GÜNDEM DIŞI

Yazar Merve Köken: 'İlk yerli roman Taaşşuk-ı Talat ve Fitnat kabul ediliyor fakat...'

Osmanlı döneminde çeşitli tarihlerde yazılan bilinmeyen romanları günümüz Türkçesine Latin harfleri ile çeviren Merve Köken, Serhat Sarısözen’le Gündem Dışı’nda stüdyo konuğu oldu.
Sitede oku
Yazma ve çevirmenlik hayatına nasıl giriş yaptığını aktaran Köken şunları kaydetti:
“Dönüm noktam mizah dergileri. Çünkü ben mizah yazarı olmak istediğim ve bu alanı çok sevdiğim için yüksek lisansta 1874 yapımı bir mizah dergisi olan Latife’yi Osmanlıcadan çevirme hevesimle başladı birçok şey. Bu alanda çeviri yapabildiğimi gören bir arkadaşımın yönlendirmesi ile Karakarga yayınlarında daha önce Latin alfabesine aktarılmamış ve kütüphanelerde unutulmuş kitapları çevirerek yayın dünyasına adım attım... Sonrasında ise Türk Mitolojisi ile kitap yazma serüvenim başlamış oldu.”
Merve Köken’e göre Osmanlı’da yazılan ilk Türk romanı Taaşşuk-ı Talat ve Fitnat değil:
“Bizde roman türünün başlangıcına ilişkin kafa karıştırıcı bilgiler var. Müfredatın biraz daha geriye gitmesi gerekiyor. İlk yerli roman olarak Taaşşuk-ı Talat ve Fitnat’o kabul ediyoruz fakat bunun gerisi var Sergüzeşt-i Kalyopi bunlardan bir tanesi. 1873 tarihli Sergüzeşt-i Kalyopi (Kalyopi’nin Macerası) ilk yerli roman olarak kabul edilen Taaşşuk-ı Talat ve Fitnat’tan iki yıl önce, ilk macera romanı olarak kabul edilen Hasan Mellah’tan ise bir yıl önce basılmış bir macera romanı olma özelliği taşıyor.”
Türk sanatının köklerine inen Köken, bozkır kültüründe dahi estetik anlayışının sürdüğüne dikkat çekti:

“Türk Sanatı, Orta Asya bozkırlarında yaşamını sürdüren Türklerin doğayla, Şamanizm’le, göçebe kültürleriyle, savaşçı yapılarıyla, Gök Tanrı diniyle paralel hayatlarının bir yansımasıdır. Her toplumun kendi yaşam algısını yansıtan eşsiz ve büyüleyici sanat eserleri vardır. Toplumların sanat yapıtlarını nitelendirirken birbirleri ile karşılaştırmak çok doğal. Ancak bu karşılaştırma yapılırken toplum şartlarının ve o toplumun yaşayış biçimlerinin göz önüne alınmasının daha sağlıklı olacağı kanaatindeyim. İslamiyet öncesi Türk sanatı değerlendirilirken de bozkır şartlarında bile insanın estetik anlayışından kopamadığı farkındalığıyla değerlendirme yapılması gerektiğini düşünüyorum. Çünkü ortaya çıkan sonuç gerçekten çok heyecan verici. Konu hakkında en büyük handikap eserleri yerinde görmenin zorluğu olsa da böyle eserlerin var olduğunu bilmek ve çok daha fazlasının gün ışığına çıkacağını ummak mutluluk kaynağı benim için.

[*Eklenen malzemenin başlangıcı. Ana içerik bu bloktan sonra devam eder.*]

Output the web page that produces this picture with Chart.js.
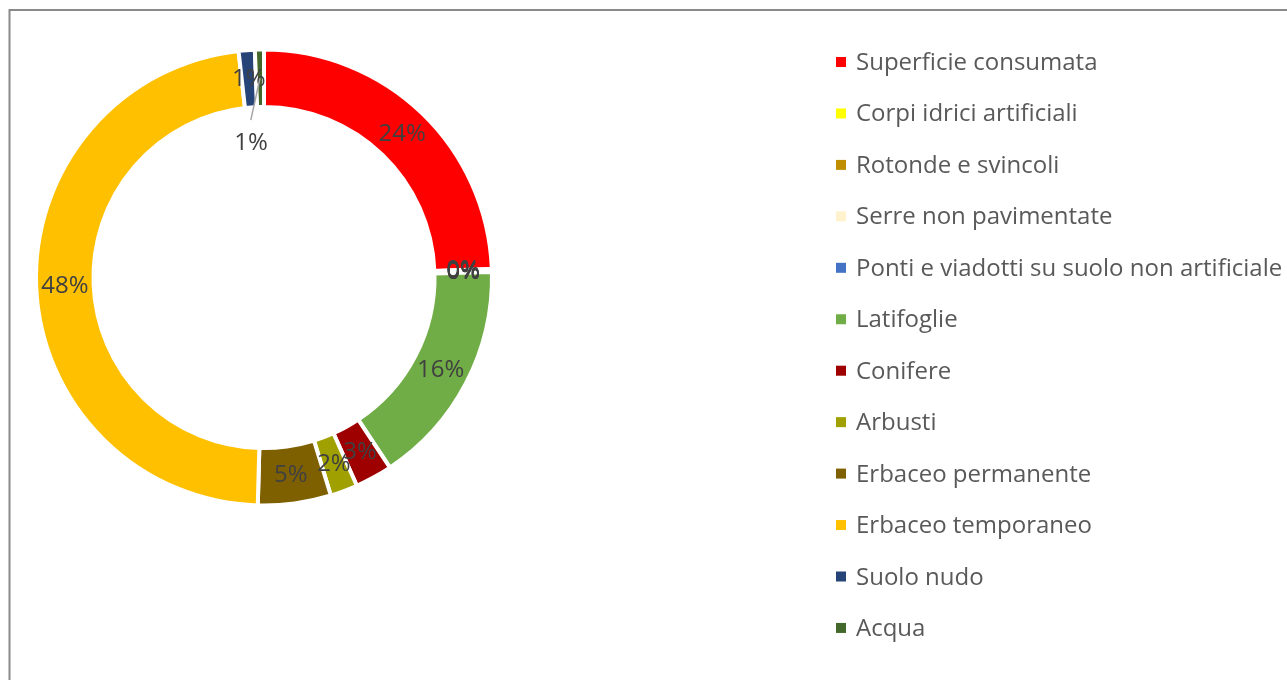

Türklerin İslamiyet’i kabulüyle birlikte kubbe mimarisine yapmış oldukları katkılar, meydana getirilen camiler, kervansaraylar, çeşmeler, medrese ve külliyeler bu yapılardaki eşsiz süslemeler, kalem işleri, çiniler, kündekâriler, ince işçilikler, minyatürler ve daha nicesi elbette Türk sanatının estetik nişaneleri. Bunun dışında Batı sanatının etkisiyle Tanzimat sonrası bambaşka bir çehreye bürünmüş olan Türk resim sanatı, Türk mimarisi ve özellikle Cumhuriyet sonrası en verimli örneklerini vermiş olan Türk heykel sanatı da geçmişten günümüze nasıl yollar katedildiğinin en nitelikli göstergeleri.”